Surkov is best known inside Russia for shaping the Kremlin’s mindset under Putin: confident, ruthlessly commercial, anti-Western and authoritarian despite his pet phrase, “sovereign democracy,” under which Putin and his United Russia party dominate the political scene.

As Putin’s top political adviser, Surkov became known as the Kremlin’s puppet master, or Russia’s answer to France’s Cardinal Richelieu or a modern-day Machiavelli, and was loathed by opponents, whom he often targeted with his acerbic wit.

One author wrote that he was “absolutely unnoticeable as a living person” in the role of grey cardinal or puppet master. But he came to be seen as Russia’s third-most-powerful political figure, after Putin and Medvedev, and kept a portrait of Argentine-born revolutionary Che Guevara in his Kremlin office.

He quit the Kremlin in December 2011 after street protests threatened Putin’s grip on power and attacked the very system he helped create, undermining what had appeared his peerless mastery of the political scene. He had also made a mistake by calling the protesters “the best part of society” in Russia.

BOHEMIAN SIDE

In government, Surkov had been responsible for overseeing implementation of presidential decrees and innovation projects.

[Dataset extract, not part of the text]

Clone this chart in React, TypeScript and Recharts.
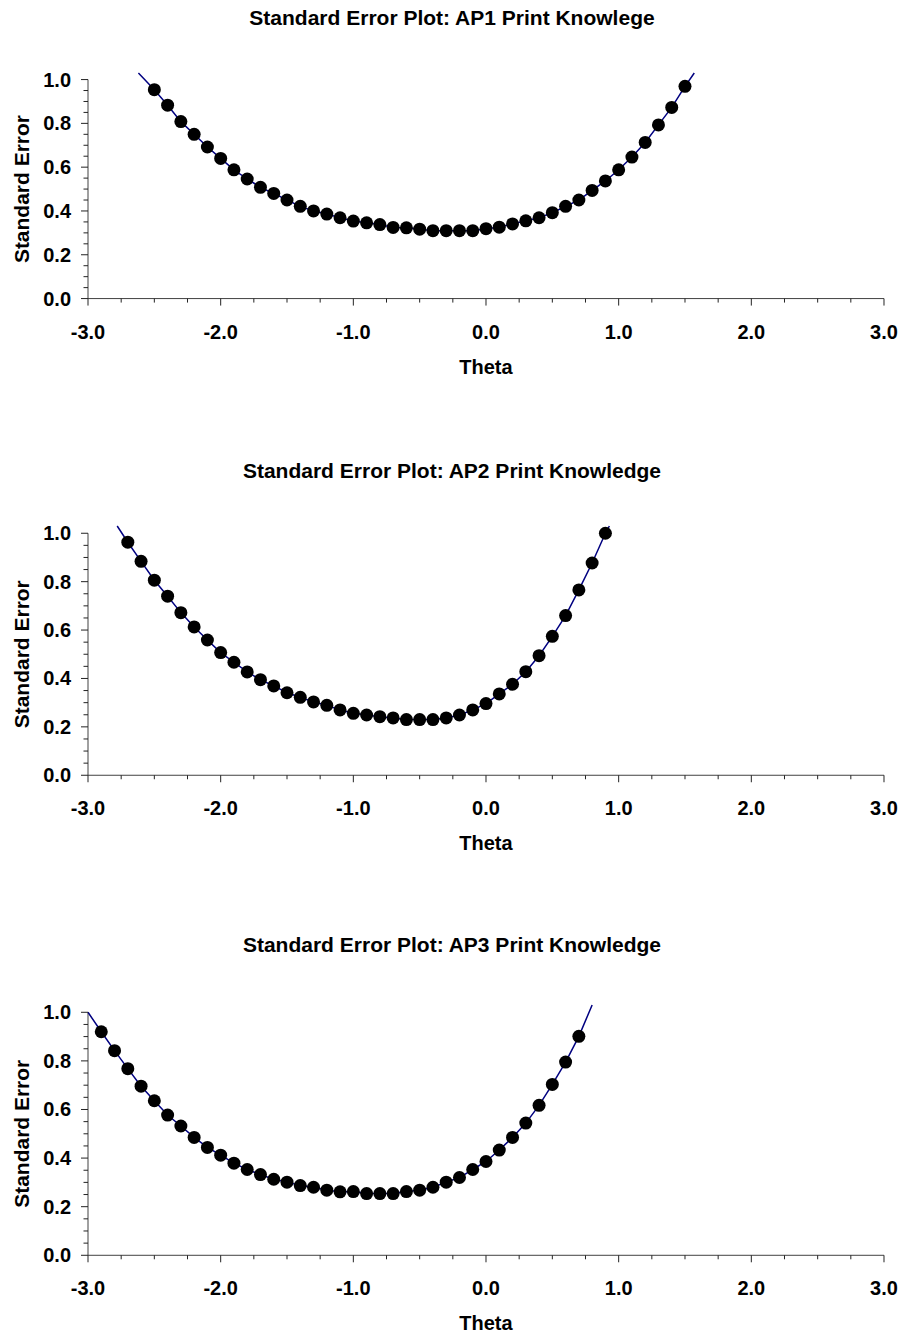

He may yet be back because Putin often rotates the people he trusts, moving them from one role to another. Surkov spoke out in London at the weekend in favour of creating alternative parties to United Russia, fuelling speculation he might return eventually in a role overseeing a new pro-Kremlin party.

His comments in London may have been part of his downfall because he criticised federal investigators looking into suspected embezzlement at Skolkovo, a state-owned innovation hub created by Medvedev.

A spokesman for the federal Investigative Committee, which has been instrumental in pursuing criminal cases against Kremlin critics and is headed by Putin ally Alexander Bastrykin, hit back in a newspaper article criticising Surkov.

Half-Chechen, Surkov also has a bohemian side. He has written songs for a Russian rock group, Agata Kristi, and is widely believed to be author of a novel called “Almost Zero” which was published under a pseudonym.

He had become increasingly distant from Putin since the start of the protests over Putin’s decision to return to the presidency after four years as prime minister, a post he held while Medvedev kept the president’s seat warm for him.

“The differences between them began long ago,” a political source close to the Kremlin said of Putin’s relationship with Surkov. Making clear who was behind Surkov’s departure, he said: “Only one person could have decided this – Putin.”

Surkov’s exit left Medvedev’s government looking like “a table with only three legs” that could be toppled at any time, political analyst Alexei Mukhin told Ekho Moskvy radio, though there are no outward signs Putin is about to dismiss Medvedev.

Surkov shares a degree of cynicism with many of his generation of Russians who were educated as the children of a superpower only to see the Soviet empire collapse around them.

He served in the army before entering business as the Soviet Union crumbled. Among his patrons were Alfa Group, owned by rich businessman Mikhail Fridman, and oil tycoon Mikhail Khodorkovsky, who was jailed after falling foul of the Kremlin.

Surkov first joined the Kremlin under then-president Boris Yeltsin and also worked there under Medvedev.